Salmon detector replaced at Orcasound
Another Vemco fish tag receiver was replaced today, helping prepare for another season of tracking blackmouth (resident Chinook salmon) in the San Juan Islands. This wintertime field work is part of a collaboration between Beam Reach, Tom Quinn’s lab at the University of Washington, and Kurt Fresh and Anna Kagley of NOAA’s Northwest Fisheries Science Center. You can follow our efforts at http://www.beamreach.org/fish-research
David Howitt and I dove from Val’s and Leslie’s shoreline (Orcasound, about 5 km north of Lime Kiln) into a sunlit, calm, and clear Haro Strait in search of a tether which was torn from its shore anchor last year. Luckily we found a frayed knot of the old line still attached to a sub-tidal boulder. Trailing a new tether (0.5 cm crab pot line) fed to us from shore by Ali and Val, we were able to follow the old tether out about 30 m to find a Vemco receiver (#100463) still attached to its concrete anchor at a depth of 8 m.
Interestingly, the concrete block (a 25 kg custom-cast 30 cm square about 15 cm thick) had been flipped over. This could have happened when the lowering line was slipped last spring, or perhaps the currents tipped it over. Also, the stainless steel snap shackle was still attached to a stainless steel U-bolt that was cemented into the block, but there was clear evidence of galvanic corrosion. Future moorings should avoid such metal-metal contact, even for similar noble metals like slightly different types of stainless steel. The best way we’ve to avoid corrosion but make swapping receiver-float assemblies is to drill through a pier block and then thread crab pot line up through it to provide an attachment loop for a snap/shackle.
We removed the old VR2W and replaced it with a new one (#101594), being sure to back up the corroded loop with the end of the crab pot line. Then we swam back to shore and secured the crab pot line to a shore anchor (piton in an old bolt hole).

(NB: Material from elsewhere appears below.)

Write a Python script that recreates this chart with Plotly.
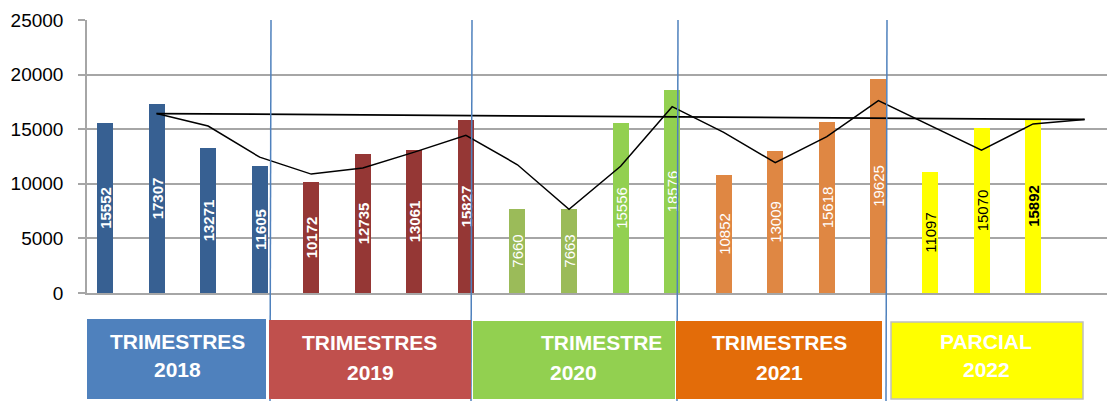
import numpy as np
import pandas as pd
import plotly.graph_objects as go

# ---- data ----
years = ["2018", "2019", "2020", "2021", "2022"]
values_2018 = [15552, 17307, 13271, 11605]
values_2019 = [10172, 12735, 13061, 15827]
values_2020 = [7660, 7663, 15556, 18576]
values_2021 = [10852, 13009, 15618, 19625]
values_2022 = [11097, 15070, 15892]
group_titles = ["TRIMESTRES", "TRIMESTRES", "TRIMESTRE", "TRIMESTRES", "PARCIAL"]

values = values_2018 + values_2019 + values_2020 + values_2021 + values_2022
n = len(values)
xs = list(range(n))

# ---- styles ----
bar_colors = (["#376092"] * 4 + ["#953735"] * 4 + ["#9BBB59"] * 2 + ["#92D050"] * 2
              + ["#DF8743"] * 4 + ["#FFFF00"] * 3)
label_colors = ["white"] * 16 + ["black"] * 3
bold = [True] * 8 + [False] * 8 + [False, False, True]
labels = [f"<b>{v}</b>" if b else str(v) for v, b in zip(values, bold)]

# 2-period moving average (extends one slot past the last quarter)
s = pd.Series(values + [np.nan])
ma = s.rolling(2, min_periods=1).mean()
ma.iloc[0] = np.nan
ma_x = list(range(len(ma)))

fig = go.Figure()
fig.add_trace(go.Bar(
    x=xs, y=values, width=0.31, marker=dict(color=bar_colors, line=dict(width=0)),
    text=labels, textposition="inside", insidetextanchor="middle", textangle=-90,
    constraintext="none",
    textfont=dict(family="Liberation Sans", size=15, color=label_colors),
    hoverinfo="skip", showlegend=False,
))
fig.add_trace(go.Scatter(
    x=ma_x, y=ma.tolist(), mode="lines", line=dict(color="black", width=1.5),
    showlegend=False, hoverinfo="skip",
))
# straight line from first to last moving-average point
valid = ma.dropna()
fig.add_trace(go.Scatter(
    x=[valid.index[0], valid.index[-1]], y=[valid.iloc[0], valid.iloc[-1]],
    mode="lines", line=dict(color="black", width=1.8), showlegend=False, hoverinfo="skip",
))

# ---- layout helpers (pixel -> paper) ----
L, T, W, H = 87, 20, 1020, 273
def px(xp):
    return (xp - L) / W
def py(yp):
    return (T + H - yp) / H

shapes = []
for xp in [271, 472, 678, 887]:
    shapes.append(dict(type="line", xref="paper", yref="paper", x0=px(xp), x1=px(xp - 1),
                       y0=1, y1=py(401), line=dict(color="#4F81BD", width=1.5)))

boxes = [
    (87, 266, 319, 399, "#4F81BD", None),
    (269, 471, 320, 399, "#C0504D", None),
    (473, 675, 321, 399, "#92D050", None),
    (676, 882, 321, 399, "#E36C09", None),
    (891, 1083, 322, 399, "#FFFF00", "#BFBFBF"),
]
for x0, x1, y0, y1, c, lc in boxes:
    shapes.append(dict(type="rect", xref="paper", yref="paper", x0=px(x0), x1=px(x1),
                       y0=py(y0), y1=py(y1), fillcolor=c,
                       line=dict(color=lc if lc else c, width=1.5 if lc else 0), layer="above"))

text_pos = [
    ((177, 341), (177, 370)),
    ((369, 342), (370, 372)),
    ((601, 342), (573, 372)),
    ((779, 342), (779, 372)),
    ((986, 341), (986, 369)),
]
annotations = []
for (p1, p2), title, yr in zip(text_pos, group_titles, years):
    for (xp, yp), t in ((p1, title), (p2, yr)):
        annotations.append(dict(xref="paper", yref="paper", x=px(xp), y=py(yp), text=f"<b>{t}</b>",
                                showarrow=False, xanchor="center", yanchor="middle",
                                font=dict(family="Liberation Sans", size=21, color="white")))

fig.update_layout(
    width=1107, height=401,
    margin=dict(l=L, r=0, t=T, b=401 - T - H),
    paper_bgcolor="white", plot_bgcolor="white",
    shapes=shapes, annotations=annotations,
    bargap=0,
    xaxis=dict(range=[-0.349, 19.434], showticklabels=False, ticks="", showgrid=False,
               zeroline=False, showline=True, linecolor="#A6A6A6", linewidth=1.5, fixedrange=True),
    yaxis=dict(range=[0, 25000], tickvals=[0, 5000, 10000, 15000, 20000, 25000],
               tickformat="d", ticks="outside", ticklen=7, tickcolor="#A6A6A6", tickwidth=1.5,
               showgrid=True, gridcolor="#A6A6A6", gridwidth=1.5, zeroline=False,
               showline=True, linecolor="#A6A6A6", linewidth=1.5,
               ticklabelstandoff=11,
               tickfont=dict(family="Liberation Sans", size=19, color="black")),
)

fig.write_html("out.html", config={"displayModeBar": False},
               post_script="document.body.style.margin='0';")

Unfortunately, no data was immediately available from the recovered VR2W because the receiver’s bluetooth chip has failed. The battery was discharged to such an extent during the deployment that the receiver went into what Matt at Vemco described as a “brown-out mode.” This apparently is known to corrupt the bluetooth chip on the receiver motherboard and requires returning the receiver to Vemco for a new board (~$250 Canadian). So, we’ll have to await repairs before we know whether any fish were detected at Orcasound in the last year or so.